Following two years of massive layoffs at IT companies, 2024 was expected to be a year of recovery for the IT industry. But no watershed has yet emerged. Still, there are many bright spots, among them the U.S. Bureau of Labor Statistics that estimates a 35% increase in information security analyst jobs between 2021 and 2031. And, according to Statista, the security market worldwide is projected to witness a substantial increase in revenue, reaching a staggering $23.7 billion by 2024.

How Big is the Cybersecurity Market?

The cybersecurity market size was valued at $154 billion in 2022 and is projected to grow from $172 billion in 2023 to $425 billion in 2030, for a 14% CAGR during the forecast, according to a Fortune Business Insights report.

Market growth statistics are well and good but there are still some unsettling signs for the market ahead.

Caroline Wong, chief strategy officer at Cobalt, a pentesting specialist, wrote in a recent blog post that 2024 will bring a “cultural shift among cybersecurity professionals,” as workers get “burnt out” from being asked to do more with less owing to budget cuts and layoffs.

This “struggle to prioritize their work” has a “dual implication” for the future, Wong wrote. “Security activities are not going to be at the same level as when they had greater investment [and] security controls will have gaps and known vulnerabilities [that] will fail to be addressed,” she said.
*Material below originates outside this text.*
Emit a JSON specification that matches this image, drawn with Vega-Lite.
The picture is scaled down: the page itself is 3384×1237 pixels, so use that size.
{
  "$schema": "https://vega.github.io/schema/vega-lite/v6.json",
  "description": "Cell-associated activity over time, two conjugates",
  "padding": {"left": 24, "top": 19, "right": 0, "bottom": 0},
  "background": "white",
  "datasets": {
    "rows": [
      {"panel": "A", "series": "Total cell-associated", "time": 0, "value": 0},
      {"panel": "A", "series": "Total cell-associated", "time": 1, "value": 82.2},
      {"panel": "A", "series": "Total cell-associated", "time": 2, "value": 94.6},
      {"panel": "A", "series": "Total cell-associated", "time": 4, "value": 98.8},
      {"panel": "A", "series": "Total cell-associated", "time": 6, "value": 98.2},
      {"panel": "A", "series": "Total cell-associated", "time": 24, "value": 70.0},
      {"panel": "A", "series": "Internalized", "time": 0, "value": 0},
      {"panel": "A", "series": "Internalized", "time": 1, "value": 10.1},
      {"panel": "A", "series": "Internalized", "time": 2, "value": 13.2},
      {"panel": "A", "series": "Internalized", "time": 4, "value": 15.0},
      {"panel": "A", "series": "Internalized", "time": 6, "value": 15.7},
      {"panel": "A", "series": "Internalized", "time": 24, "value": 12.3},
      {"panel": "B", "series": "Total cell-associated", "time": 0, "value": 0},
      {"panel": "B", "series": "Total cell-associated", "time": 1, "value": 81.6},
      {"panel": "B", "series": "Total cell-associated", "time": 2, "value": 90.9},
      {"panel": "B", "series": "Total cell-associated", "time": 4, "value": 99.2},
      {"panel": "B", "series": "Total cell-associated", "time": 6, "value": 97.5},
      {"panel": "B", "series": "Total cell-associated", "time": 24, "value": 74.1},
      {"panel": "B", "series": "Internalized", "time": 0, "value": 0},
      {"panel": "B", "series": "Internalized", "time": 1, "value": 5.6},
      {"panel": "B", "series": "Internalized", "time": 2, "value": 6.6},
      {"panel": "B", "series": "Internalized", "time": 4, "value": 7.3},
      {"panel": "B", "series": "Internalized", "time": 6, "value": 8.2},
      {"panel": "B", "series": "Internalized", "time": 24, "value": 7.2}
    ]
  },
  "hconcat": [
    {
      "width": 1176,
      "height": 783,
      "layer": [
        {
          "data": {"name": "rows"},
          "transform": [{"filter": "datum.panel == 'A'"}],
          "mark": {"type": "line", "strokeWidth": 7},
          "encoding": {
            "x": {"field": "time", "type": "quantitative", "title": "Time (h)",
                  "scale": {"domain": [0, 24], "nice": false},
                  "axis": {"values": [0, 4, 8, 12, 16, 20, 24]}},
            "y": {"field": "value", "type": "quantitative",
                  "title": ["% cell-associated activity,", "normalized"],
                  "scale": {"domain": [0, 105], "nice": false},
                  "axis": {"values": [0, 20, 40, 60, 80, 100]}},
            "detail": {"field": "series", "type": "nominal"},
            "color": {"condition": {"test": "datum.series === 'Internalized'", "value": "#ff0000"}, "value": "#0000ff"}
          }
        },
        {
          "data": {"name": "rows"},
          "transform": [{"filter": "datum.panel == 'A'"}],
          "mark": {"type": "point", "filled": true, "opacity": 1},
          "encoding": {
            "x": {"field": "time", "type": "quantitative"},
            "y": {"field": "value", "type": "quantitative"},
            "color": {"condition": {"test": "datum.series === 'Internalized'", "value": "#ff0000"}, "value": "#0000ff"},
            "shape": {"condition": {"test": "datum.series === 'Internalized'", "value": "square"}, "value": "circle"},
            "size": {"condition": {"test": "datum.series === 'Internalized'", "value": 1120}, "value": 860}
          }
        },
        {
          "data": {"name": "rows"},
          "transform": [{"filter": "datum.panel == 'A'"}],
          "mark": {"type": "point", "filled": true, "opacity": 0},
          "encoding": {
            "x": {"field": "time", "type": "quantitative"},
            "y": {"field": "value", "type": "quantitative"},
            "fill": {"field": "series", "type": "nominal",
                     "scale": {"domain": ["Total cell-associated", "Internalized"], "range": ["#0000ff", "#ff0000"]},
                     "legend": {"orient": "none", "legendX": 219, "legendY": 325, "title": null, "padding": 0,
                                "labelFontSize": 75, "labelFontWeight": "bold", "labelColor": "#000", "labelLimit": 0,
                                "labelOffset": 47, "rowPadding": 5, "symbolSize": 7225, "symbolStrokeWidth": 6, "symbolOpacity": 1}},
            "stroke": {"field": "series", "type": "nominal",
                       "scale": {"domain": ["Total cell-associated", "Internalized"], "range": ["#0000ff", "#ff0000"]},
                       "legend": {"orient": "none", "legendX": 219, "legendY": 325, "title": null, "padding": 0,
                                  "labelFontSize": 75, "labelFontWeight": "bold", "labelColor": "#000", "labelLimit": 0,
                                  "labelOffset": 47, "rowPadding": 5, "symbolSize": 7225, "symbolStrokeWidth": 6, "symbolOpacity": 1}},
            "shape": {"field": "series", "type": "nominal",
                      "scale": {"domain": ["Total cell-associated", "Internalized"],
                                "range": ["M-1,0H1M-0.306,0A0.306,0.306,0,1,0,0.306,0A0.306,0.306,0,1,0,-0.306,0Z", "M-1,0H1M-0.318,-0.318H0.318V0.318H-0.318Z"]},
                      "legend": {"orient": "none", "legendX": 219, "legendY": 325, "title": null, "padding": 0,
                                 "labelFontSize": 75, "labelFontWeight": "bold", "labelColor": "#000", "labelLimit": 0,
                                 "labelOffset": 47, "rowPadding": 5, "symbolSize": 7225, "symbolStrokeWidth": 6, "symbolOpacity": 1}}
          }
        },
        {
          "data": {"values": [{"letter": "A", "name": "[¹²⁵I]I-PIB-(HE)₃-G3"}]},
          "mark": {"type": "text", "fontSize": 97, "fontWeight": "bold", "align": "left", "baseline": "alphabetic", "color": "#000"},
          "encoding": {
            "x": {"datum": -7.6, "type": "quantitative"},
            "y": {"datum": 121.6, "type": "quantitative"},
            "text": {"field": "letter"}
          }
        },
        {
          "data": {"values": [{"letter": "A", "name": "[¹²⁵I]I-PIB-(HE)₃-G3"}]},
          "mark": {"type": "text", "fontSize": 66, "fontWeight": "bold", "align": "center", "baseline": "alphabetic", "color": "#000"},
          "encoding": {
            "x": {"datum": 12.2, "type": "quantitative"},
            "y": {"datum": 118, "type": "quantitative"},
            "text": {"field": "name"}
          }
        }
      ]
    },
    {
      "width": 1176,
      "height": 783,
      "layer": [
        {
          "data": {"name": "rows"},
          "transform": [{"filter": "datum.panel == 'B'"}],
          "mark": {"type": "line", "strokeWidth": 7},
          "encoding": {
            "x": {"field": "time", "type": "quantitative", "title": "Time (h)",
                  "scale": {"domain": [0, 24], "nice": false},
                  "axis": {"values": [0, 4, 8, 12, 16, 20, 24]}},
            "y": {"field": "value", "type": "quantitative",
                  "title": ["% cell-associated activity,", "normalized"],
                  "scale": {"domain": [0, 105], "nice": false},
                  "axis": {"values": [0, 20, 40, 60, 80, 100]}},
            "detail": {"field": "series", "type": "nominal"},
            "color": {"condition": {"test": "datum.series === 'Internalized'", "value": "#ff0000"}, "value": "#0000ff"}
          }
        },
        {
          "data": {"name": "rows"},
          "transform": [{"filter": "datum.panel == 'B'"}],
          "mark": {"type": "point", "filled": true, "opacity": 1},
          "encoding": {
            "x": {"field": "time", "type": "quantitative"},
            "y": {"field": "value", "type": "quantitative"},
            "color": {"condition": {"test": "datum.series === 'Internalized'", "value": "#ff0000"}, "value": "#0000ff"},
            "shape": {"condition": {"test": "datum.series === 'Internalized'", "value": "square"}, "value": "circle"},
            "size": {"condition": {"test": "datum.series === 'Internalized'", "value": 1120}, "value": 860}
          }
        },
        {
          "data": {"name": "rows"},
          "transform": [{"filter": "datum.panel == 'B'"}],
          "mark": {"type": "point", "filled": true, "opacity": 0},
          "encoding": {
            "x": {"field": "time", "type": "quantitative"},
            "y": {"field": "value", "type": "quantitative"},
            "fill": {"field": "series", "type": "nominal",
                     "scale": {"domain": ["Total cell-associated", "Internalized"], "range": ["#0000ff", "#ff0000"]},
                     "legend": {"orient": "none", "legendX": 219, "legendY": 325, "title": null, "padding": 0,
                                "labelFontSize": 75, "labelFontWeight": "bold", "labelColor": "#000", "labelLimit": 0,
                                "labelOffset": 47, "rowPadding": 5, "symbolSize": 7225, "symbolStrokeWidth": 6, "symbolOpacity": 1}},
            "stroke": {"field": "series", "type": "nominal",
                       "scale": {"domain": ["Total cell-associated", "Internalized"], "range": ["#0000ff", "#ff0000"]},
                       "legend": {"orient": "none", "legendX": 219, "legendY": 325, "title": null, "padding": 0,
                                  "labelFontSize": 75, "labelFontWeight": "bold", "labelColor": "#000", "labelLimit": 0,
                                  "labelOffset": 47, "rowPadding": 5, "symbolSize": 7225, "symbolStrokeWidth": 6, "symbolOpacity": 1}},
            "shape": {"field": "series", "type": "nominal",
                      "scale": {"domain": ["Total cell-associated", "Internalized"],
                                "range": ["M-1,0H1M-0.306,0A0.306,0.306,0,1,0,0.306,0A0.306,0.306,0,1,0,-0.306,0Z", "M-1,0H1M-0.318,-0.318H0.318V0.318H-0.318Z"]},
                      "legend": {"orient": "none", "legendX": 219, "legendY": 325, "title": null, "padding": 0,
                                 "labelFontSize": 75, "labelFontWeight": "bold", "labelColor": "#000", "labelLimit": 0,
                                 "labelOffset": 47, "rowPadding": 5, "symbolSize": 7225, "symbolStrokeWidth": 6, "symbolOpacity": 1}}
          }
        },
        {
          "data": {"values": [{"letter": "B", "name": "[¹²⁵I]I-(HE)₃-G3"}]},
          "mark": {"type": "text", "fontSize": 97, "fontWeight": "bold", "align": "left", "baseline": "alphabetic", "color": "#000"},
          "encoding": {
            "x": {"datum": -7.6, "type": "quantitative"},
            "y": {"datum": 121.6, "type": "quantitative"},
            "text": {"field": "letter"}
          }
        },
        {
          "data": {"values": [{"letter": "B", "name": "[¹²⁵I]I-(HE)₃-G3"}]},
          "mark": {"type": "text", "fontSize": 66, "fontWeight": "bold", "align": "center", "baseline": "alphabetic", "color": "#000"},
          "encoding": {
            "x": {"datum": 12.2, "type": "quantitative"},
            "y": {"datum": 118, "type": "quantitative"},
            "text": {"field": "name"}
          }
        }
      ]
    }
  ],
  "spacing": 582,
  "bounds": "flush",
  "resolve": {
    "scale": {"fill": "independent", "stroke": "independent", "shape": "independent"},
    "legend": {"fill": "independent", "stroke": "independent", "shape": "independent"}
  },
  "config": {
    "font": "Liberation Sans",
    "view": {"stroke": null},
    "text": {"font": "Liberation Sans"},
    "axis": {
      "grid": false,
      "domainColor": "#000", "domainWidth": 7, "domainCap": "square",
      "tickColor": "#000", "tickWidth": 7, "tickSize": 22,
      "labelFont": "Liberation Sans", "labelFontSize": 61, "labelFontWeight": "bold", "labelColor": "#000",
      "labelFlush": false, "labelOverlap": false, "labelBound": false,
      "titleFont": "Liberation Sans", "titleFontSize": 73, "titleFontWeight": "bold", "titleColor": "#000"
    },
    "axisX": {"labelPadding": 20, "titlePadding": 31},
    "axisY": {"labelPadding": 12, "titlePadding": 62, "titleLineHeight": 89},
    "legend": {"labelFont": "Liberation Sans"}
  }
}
In addition, Wong said that insider threats from people with “personal economic motivation” could exploit their access to sensitive company information. And the “interplay” between regulatory requirements, increasing cyber threat and “resource constraints” will “test the resilience of organizations.”

Market Trends Impacting the Cybersecurity Market

What about the current trends prompted by the mass layoffs? How might the security market be contracting? Will future growth hinge on AI? Here's what we know:

  • The real impact of layoffs. Some security-centric companies laying off workers are taking on more risk by stretching their security teams thinner instead of properly planning cuts and communicating overall strategies in the current high-breach volume environment. This could have a cascading effect in the industry.
  • SOC's future. Once AI delivers full automation to the full cyberattack lifecycle, traditional tier 1 and tier 2 security operation center (SOC) analysts may become unnecessary because they won’t be able to respond to cyber incidents fast enough. The only choice will be to leverage AI-driven automation to stay abreast (or ahead) of the attackers.
  • Follow the money. Well-funded startups zoned in on white hot issues such as AI, Internet of Things (IoT) security and zero trust technology have popped up all over the cyber landscape. At some point, that bubble, like many others before it, is probably going to pop.
  • AI newbies. AI startups could prompt a drop off in hiring once they come to grips with market realities and push more workers out of jobs. A glut of workers in a market losing employers is a template for a contracting sector.

Worldwide, but especially between the U.S., China, Russia and the rogue nations, an arms race is going on to capture AI leadership both for offensive and defensive purposes as well as white hat innovation.

Skyrocketing growth estimates notwithstanding, combining economic factors with market dynamics could lead to a contracting security market.